AIM OF THE EXERCISE: Repeat the full listing, word for word.

# THE DATA start

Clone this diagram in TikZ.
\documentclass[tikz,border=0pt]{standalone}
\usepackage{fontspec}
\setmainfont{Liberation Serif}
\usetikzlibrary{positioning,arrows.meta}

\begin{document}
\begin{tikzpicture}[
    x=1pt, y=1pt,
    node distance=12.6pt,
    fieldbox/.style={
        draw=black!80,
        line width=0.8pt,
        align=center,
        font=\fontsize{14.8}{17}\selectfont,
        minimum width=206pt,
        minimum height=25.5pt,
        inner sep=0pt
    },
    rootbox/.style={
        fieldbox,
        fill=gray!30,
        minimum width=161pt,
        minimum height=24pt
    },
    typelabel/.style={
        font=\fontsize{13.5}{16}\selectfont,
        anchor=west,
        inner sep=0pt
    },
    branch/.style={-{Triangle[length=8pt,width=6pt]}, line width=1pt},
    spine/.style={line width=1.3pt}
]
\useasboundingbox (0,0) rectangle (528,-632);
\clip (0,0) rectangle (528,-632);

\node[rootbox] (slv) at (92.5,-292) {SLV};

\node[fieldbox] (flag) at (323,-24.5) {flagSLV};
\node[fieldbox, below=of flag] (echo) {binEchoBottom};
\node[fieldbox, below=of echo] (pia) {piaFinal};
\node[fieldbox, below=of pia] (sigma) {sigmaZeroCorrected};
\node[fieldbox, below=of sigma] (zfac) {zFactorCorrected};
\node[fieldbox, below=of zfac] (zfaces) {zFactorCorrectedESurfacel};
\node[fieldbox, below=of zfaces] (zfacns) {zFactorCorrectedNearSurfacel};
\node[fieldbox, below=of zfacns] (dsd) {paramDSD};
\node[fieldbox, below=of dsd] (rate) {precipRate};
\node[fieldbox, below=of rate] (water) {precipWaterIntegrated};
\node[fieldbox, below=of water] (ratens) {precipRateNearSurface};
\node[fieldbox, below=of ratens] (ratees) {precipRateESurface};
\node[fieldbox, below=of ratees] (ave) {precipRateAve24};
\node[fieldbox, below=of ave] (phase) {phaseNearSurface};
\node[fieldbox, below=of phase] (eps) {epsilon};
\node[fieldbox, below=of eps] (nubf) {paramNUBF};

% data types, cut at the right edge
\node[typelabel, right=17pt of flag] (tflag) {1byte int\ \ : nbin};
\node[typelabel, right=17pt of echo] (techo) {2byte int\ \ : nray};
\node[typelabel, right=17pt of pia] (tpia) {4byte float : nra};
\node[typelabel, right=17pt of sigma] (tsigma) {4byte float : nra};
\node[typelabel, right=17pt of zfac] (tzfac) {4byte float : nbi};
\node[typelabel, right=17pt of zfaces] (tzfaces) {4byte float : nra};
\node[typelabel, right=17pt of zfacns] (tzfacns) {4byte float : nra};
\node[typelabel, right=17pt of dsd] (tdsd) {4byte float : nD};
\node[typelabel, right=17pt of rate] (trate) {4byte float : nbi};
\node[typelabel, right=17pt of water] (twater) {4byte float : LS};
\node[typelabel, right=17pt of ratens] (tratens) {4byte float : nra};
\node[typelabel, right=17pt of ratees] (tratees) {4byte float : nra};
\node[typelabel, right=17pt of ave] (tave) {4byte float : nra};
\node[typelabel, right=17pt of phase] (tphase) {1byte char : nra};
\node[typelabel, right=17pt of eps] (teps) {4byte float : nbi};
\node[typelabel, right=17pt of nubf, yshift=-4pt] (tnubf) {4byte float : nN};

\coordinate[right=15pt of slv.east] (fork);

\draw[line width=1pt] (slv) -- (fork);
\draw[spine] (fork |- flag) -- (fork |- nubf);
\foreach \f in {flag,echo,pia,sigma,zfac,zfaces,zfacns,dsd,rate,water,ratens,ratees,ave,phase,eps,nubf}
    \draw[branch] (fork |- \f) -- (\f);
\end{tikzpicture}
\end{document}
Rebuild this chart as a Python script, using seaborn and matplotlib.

# THE DATA end

EXPECTED ANSWER:
Clone this diagram in TikZ.
\documentclass[tikz,border=0pt]{standalone}
\usepackage{fontspec}
\setmainfont{Liberation Serif}
\usetikzlibrary{positioning,arrows.meta}

\begin{document}
\begin{tikzpicture}[
    x=1pt, y=1pt,
    node distance=12.6pt,
    fieldbox/.style={
        draw=black!80,
        line width=0.8pt,
        align=center,
        font=\fontsize{14.8}{17}\selectfont,
        minimum width=206pt,
        minimum height=25.5pt,
        inner sep=0pt
    },
    rootbox/.style={
        fieldbox,
        fill=gray!30,
        minimum width=161pt,
        minimum height=24pt
    },
    typelabel/.style={
        font=\fontsize{13.5}{16}\selectfont,
        anchor=west,
        inner sep=0pt
    },
    branch/.style={-{Triangle[length=8pt,width=6pt]}, line width=1pt},
    spine/.style={line width=1.3pt}
]
\useasboundingbox (0,0) rectangle (528,-632);
\clip (0,0) rectangle (528,-632);

\node[rootbox] (slv) at (92.5,-292) {SLV};

\node[fieldbox] (flag) at (323,-24.5) {flagSLV};
\node[fieldbox, below=of flag] (echo) {binEchoBottom};
\node[fieldbox, below=of echo] (pia) {piaFinal};
\node[fieldbox, below=of pia] (sigma) {sigmaZeroCorrected};
\node[fieldbox, below=of sigma] (zfac) {zFactorCorrected};
\node[fieldbox, below=of zfac] (zfaces) {zFactorCorrectedESurfacel};
\node[fieldbox, below=of zfaces] (zfacns) {zFactorCorrectedNearSurfacel};
\node[fieldbox, below=of zfacns] (dsd) {paramDSD};
\node[fieldbox, below=of dsd] (rate) {precipRate};
\node[fieldbox, below=of rate] (water) {precipWaterIntegrated};
\node[fieldbox, below=of water] (ratens) {precipRateNearSurface};
\node[fieldbox, below=of ratens] (ratees) {precipRateESurface};
\node[fieldbox, below=of ratees] (ave) {precipRateAve24};
\node[fieldbox, below=of ave] (phase) {phaseNearSurface};
\node[fieldbox, below=of phase] (eps) {epsilon};
\node[fieldbox, below=of eps] (nubf) {paramNUBF};

% data types, cut at the right edge
\node[typelabel, right=17pt of flag] (tflag) {1byte int\ \ : nbin};
\node[typelabel, right=17pt of echo] (techo) {2byte int\ \ : nray};
\node[typelabel, right=17pt of pia] (tpia) {4byte float : nra};
\node[typelabel, right=17pt of sigma] (tsigma) {4byte float : nra};
\node[typelabel, right=17pt of zfac] (tzfac) {4byte float : nbi};
\node[typelabel, right=17pt of zfaces] (tzfaces) {4byte float : nra};
\node[typelabel, right=17pt of zfacns] (tzfacns) {4byte float : nra};
\node[typelabel, right=17pt of dsd] (tdsd) {4byte float : nD};
\node[typelabel, right=17pt of rate] (trate) {4byte float : nbi};
\node[typelabel, right=17pt of water] (twater) {4byte float : LS};
\node[typelabel, right=17pt of ratens] (tratens) {4byte float : nra};
\node[typelabel, right=17pt of ratees] (tratees) {4byte float : nra};
\node[typelabel, right=17pt of ave] (tave) {4byte float : nra};
\node[typelabel, right=17pt of phase] (tphase) {1byte char : nra};
\node[typelabel, right=17pt of eps] (teps) {4byte float : nbi};
\node[typelabel, right=17pt of nubf, yshift=-4pt] (tnubf) {4byte float : nN};

\coordinate[right=15pt of slv.east] (fork);

\draw[line width=1pt] (slv) -- (fork);
\draw[spine] (fork |- flag) -- (fork |- nubf);
\foreach \f in {flag,echo,pia,sigma,zfac,zfaces,zfacns,dsd,rate,water,ratens,ratees,ave,phase,eps,nubf}
    \draw[branch] (fork |- \f) -- (\f);
\end{tikzpicture}
\end{document}
Rebuild this chart as a Python script, using seaborn and matplotlib.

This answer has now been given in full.